Segue l’analisi di alcuni modelli della conoscenza di sé: quello autoriflessivo (lungo la linea Descartes, Kant, Hegel), quello analitico-esistenziale (con evidente riferimento al modello heideggeriano) e quello antropologico-relazionale (modello questo che dalle sue origini in Pascal e Kierkegaard ha trovato nel Novecento un terreno assai fertile — basti citare le riflessioni di Paul Ricœur).

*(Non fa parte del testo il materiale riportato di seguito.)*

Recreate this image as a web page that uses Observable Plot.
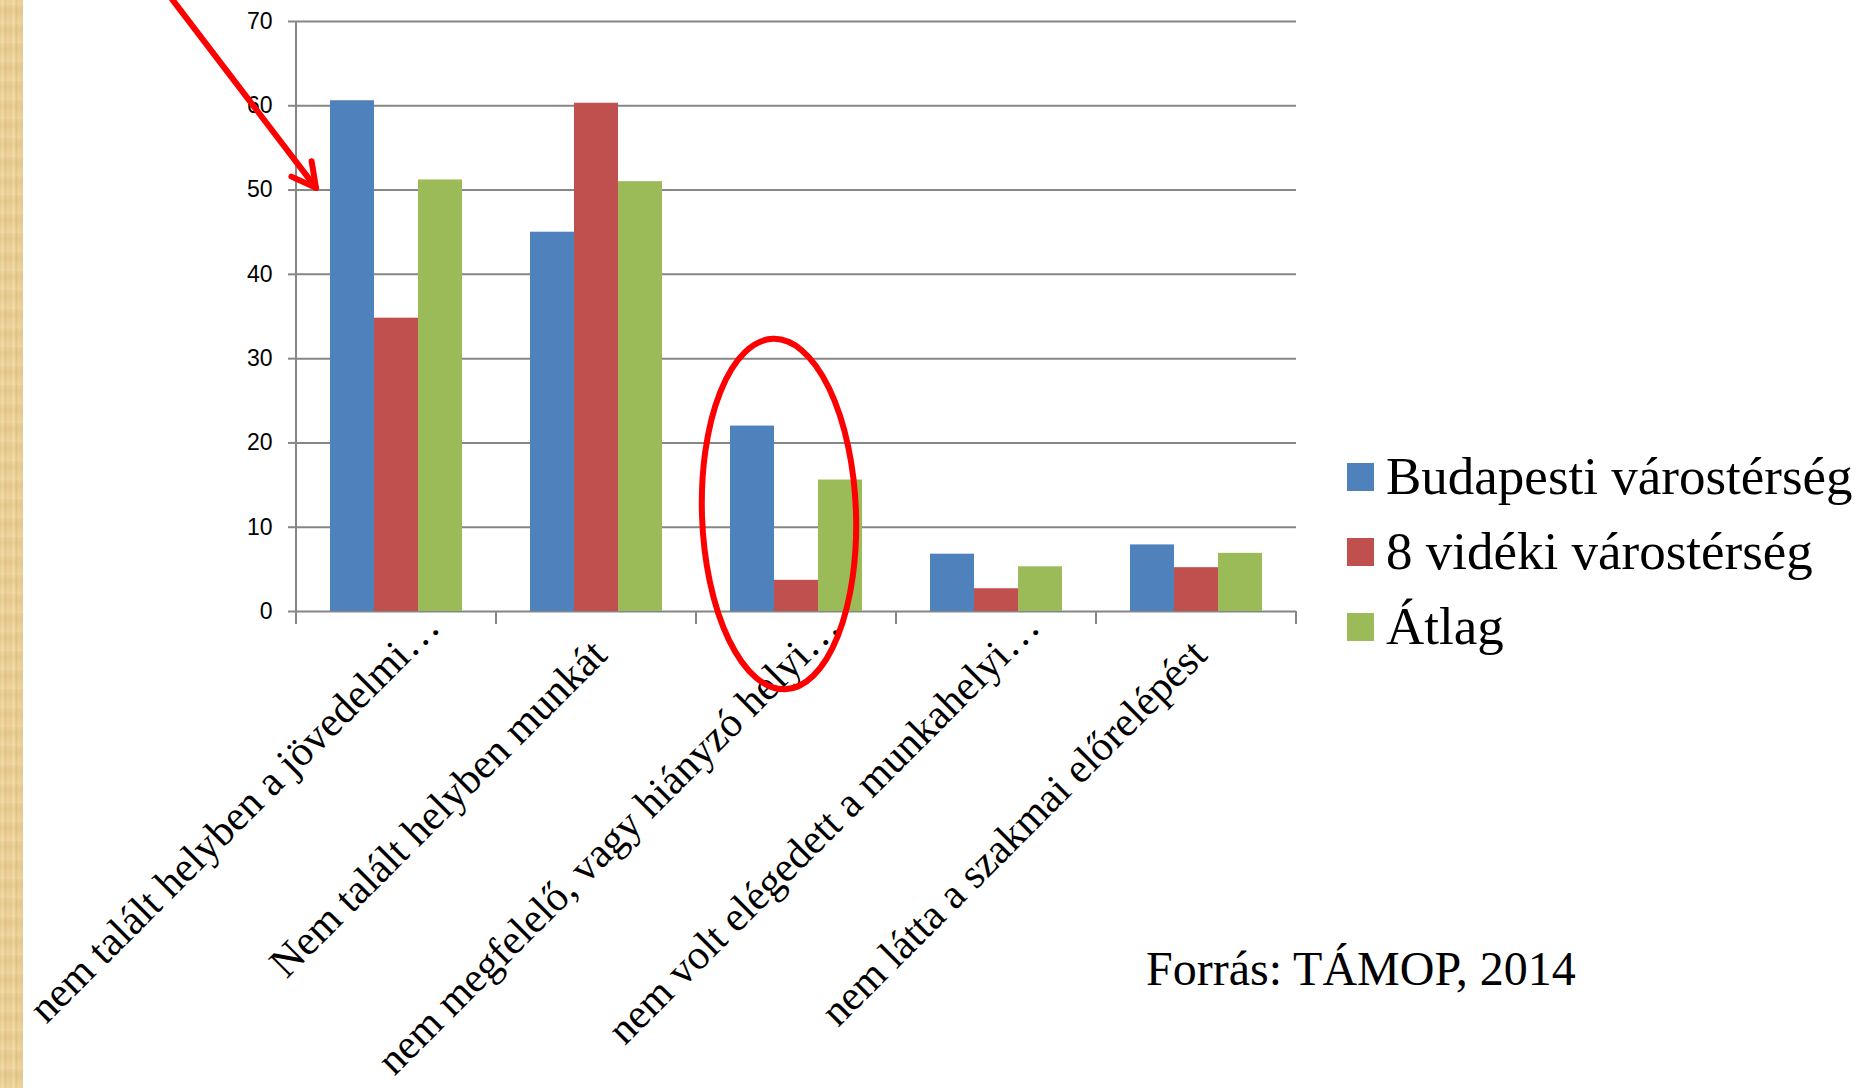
<!DOCTYPE html>
<html>
<head>
<meta charset="utf-8">
<script src="https://cdn.jsdelivr.net/npm/d3@7"></script>
<script src="https://cdn.jsdelivr.net/npm/@observablehq/plot@0.6"></script>
<style>
  html, body { margin: 0; padding: 0; background: #fff; }
  #wrap { position: relative; width: 1863px; height: 1088px; overflow: hidden; background: #fff; }
  #strip { position: absolute; left: 0; top: 0; width: 23px; height: 1088px;
    background:
      repeating-linear-gradient(0deg, rgba(255,255,255,0.10) 0px, rgba(255,255,255,0) 7px, rgba(160,120,50,0.08) 13px, rgba(255,255,255,0) 19px),
      repeating-linear-gradient(90deg, #e8cb8e 0px, #f1dba8 3px, #e3c383 5px, #eed39c 8px, #e6c98c 11px); }
  #chart { position: absolute; left: 0; top: 0; }
  #legend { position: absolute; left: 1347px; top: 439px; font-family: "Liberation Serif", "Times New Roman", serif; font-size: 53px; color: #000; }
  #legend .row { display: flex; align-items: center; height: 75px; line-height: 75px; white-space: nowrap; }
  #legend .sw { width: 27px; height: 28px; margin-right: 12px; flex: none; }
  #caption { position: absolute; left: 1146px; top: 945px; font-family: "Liberation Serif", "Times New Roman", serif; font-size: 48px; line-height: 48px; white-space: nowrap; color: #000; }
</style>
</head>
<body>
<div id="wrap">
  <div id="strip"></div>
  <div id="chart"></div>
  <div id="legend"></div>
  <div id="caption"></div>
</div>
<script>
// ---- data ----
const categories = [
  "nem talált helyben a jövedelmi…",
  "Nem talált helyben munkát",
  "nem megfelelő, vagy hiányzó helyi…",
  "nem volt elégedett a munkahelyi…",
  "nem látta a szakmai előrelépést"
];
const seriesNames = ["Budapesti várostérség", "8 vidéki várostérség", "Átlag"];
const budapest = [60.6, 45.0, 22.0, 6.8, 7.9];
const videki   = [34.8, 60.3, 3.7, 2.7, 5.2];
const atlag    = [51.2, 51.0, 15.6, 5.3, 6.9];
const yTicks = [0, 10, 20, 30, 40, 50, 60, 70];
const colors = ["#4f81bd", "#c0504d", "#9bbb59"];
const captionText = "Forrás: TÁMOP, 2014";

// annotations (in data terms: category + fraction of band, value)
const ellipseCategory = categories[2];
const ellipseValues = [-9.3, 32.3];
const ellipseBand = [0.03, 0.80];
const arrowCategory = categories[0];
const arrowTip = {band: 0.10, value: 50.2};
const arrowTail = {band: -0.62, value: 72.6};

const seriesValues = [budapest, videki, atlag];
const data = categories.flatMap((c, i) =>
  seriesNames.map((s, k) => ({category: c, series: s, value: seriesValues[k][i]})));

const gridColor = "#868686";
// Excel places truncated (…) labels slightly differently from full labels
const isTruncated = c => c.endsWith("…");
const labelStyle = {anchor: "bottom", tickRotate: -45, tickSize: 0, tickPadding: 0,
  fontSize: 42, fontFamily: "'Liberation Serif', 'Times New Roman', serif", fill: "#000", label: null};

const chart = Plot.plot({
  width: 1863,
  height: 1088,
  marginLeft: 295,
  marginRight: 566,
  marginTop: 21,
  marginBottom: 477,
  style: {fontFamily: "'Liberation Sans', Arial, sans-serif", fontSize: "23px", background: "transparent", overflow: "visible"},
  fx: {domain: categories, padding: 0, label: null},
  x: {domain: seriesNames, paddingInner: 0, paddingOuter: 0.75, axis: null},
  y: {domain: [0, 70], label: null},
  color: {domain: seriesNames, range: colors},
  marks: [
    Plot.gridY(yTicks, {stroke: gridColor, strokeOpacity: 1, strokeWidth: 2}),
    Plot.barY(data, {fx: "category", x: "series", y: "value", fill: "series"}),
    Plot.axisY(yTicks, {tickSize: 8, tickPadding: 16, stroke: gridColor, strokeWidth: 2, fill: "#000", fontSize: 23, label: null}),
    Plot.axisFx({...labelStyle, dx: 36, dy: 8, tickFormat: c => isTruncated(c) ? c : ""}),
    Plot.axisFx({...labelStyle, dx: 3, dy: 36, tickFormat: c => isTruncated(c) ? "" : c})
  ]
});
document.getElementById("chart").appendChild(chart);

// ---- axis lines & category boundary ticks, from the scales ----
const svgEl = chart.tagName.toLowerCase() === "svg" ? chart : chart.querySelector("svg");
const svg = d3.select(svgEl);
const fx = chart.scale("fx");
const y = chart.scale("y");
const y0 = y.apply(0);
const yTop = y.apply(70);
const bw = fx.bandwidth;
const edges = categories.map(c => fx.apply(c)).concat([fx.apply(categories[categories.length - 1]) + bw]);
const axisG = svg.append("g").attr("stroke", gridColor).attr("stroke-width", 2);
axisG.selectAll("line.edge").data(edges).join("line").attr("class", "edge")
  .attr("x1", d => d).attr("x2", d => d).attr("y1", y0).attr("y2", y0 + 13);
axisG.append("line").attr("x1", edges[0]).attr("x2", edges[0]).attr("y1", yTop).attr("y2", y0);

// ---- red annotations ----
const annG = svg.append("g").attr("fill", "none").attr("stroke", "#ff0000").attr("stroke-width", 6).attr("stroke-linecap", "round").attr("stroke-linejoin", "round");
const ex0 = fx.apply(ellipseCategory) + ellipseBand[0] * bw;
const ex1 = fx.apply(ellipseCategory) + ellipseBand[1] * bw;
const ey0 = y.apply(ellipseValues[1]);
const ey1 = y.apply(ellipseValues[0]);
annG.append("ellipse")
  .attr("cx", (ex0 + ex1) / 2).attr("cy", (ey0 + ey1) / 2)
  .attr("rx", (ex1 - ex0) / 2).attr("ry", (ey1 - ey0) / 2)
  .attr("transform", `rotate(-2 ${(ex0 + ex1) / 2} ${(ey0 + ey1) / 2})`);
const tx = fx.apply(arrowCategory) + arrowTip.band * bw, ty = y.apply(arrowTip.value);
const sx = fx.apply(arrowCategory) + arrowTail.band * bw, sy = y.apply(arrowTail.value);
const ang = Math.atan2(sy - ty, sx - tx);
const wing = 27, spread = 28 * Math.PI / 180;
annG.append("line").attr("x1", sx).attr("y1", sy).attr("x2", tx).attr("y2", ty);
annG.append("path").attr("d",
  `M${tx + wing * Math.cos(ang - spread)},${ty + wing * Math.sin(ang - spread)}L${tx},${ty}L${tx + wing * Math.cos(ang + spread)},${ty + wing * Math.sin(ang + spread)}`);

// ---- legend & caption ----
const legend = d3.select("#legend");
seriesNames.forEach((s, k) => {
  const row = legend.append("div").attr("class", "row");
  row.append("div").attr("class", "sw").style("background", colors[k]);
  row.append("span").text(s);
});
document.getElementById("caption").textContent = captionText;
</script>
</body>
</html>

Lo svolgimento del discorso porta Roberto Mancini, una volta guadagnata la concezione della finitezza non come «un’isola nel mare del nulla, quanto come la condizione di chi anzitutto esiste ricevendo» (p. 170), allo studio delle questioni — ancora una volta — del dono e della libertà. Interessanti in questo contesto sono le vive pagine finali sul tempo e la morte: «Imparare a partire, si legge in queste pagine, ospitando il mistero della morte, conferisce allora alla libertà quell’interezza che, insieme, sa lasciar-essere e approssimarsi. […] Del resto, la nostra libertà, una volta divenuta intera nell’imparare a partire e a lasciar partire, è la sola a consentirci di andare incontro all’altro, se egli vorrà, con una tenerezza che sa prendersi cura del suo vivere ferito dal tempo» (p. 209).
Infine, il quarto momento (Riconoscere l’altro) è un’analisi dell’apertura all’alterità propria dell’amore. È infatti l’amore, già da sempre presente nella definizione di filosofia, l’altro polo della ragione, spesso svalutato, che invece a parere dell’autore ne evidenzia il senso più proprio nella prospettiva di una «saggezza dell’amore» (più che dell’amore della saggezza). «La ricerca dell’interpretazione, conclude l’autore, benché illimitata, giunge allora ad una perfezione. Quella della pace in cui si è nell’essere grati appunto per la verità e per l’amore: sia per averli ricevuti, sia per il dono di averli potuti comunicare a nostra volta. Non conosco forma più compiuta di saggezza che la gratitudine» (p. 263, corsivo mio).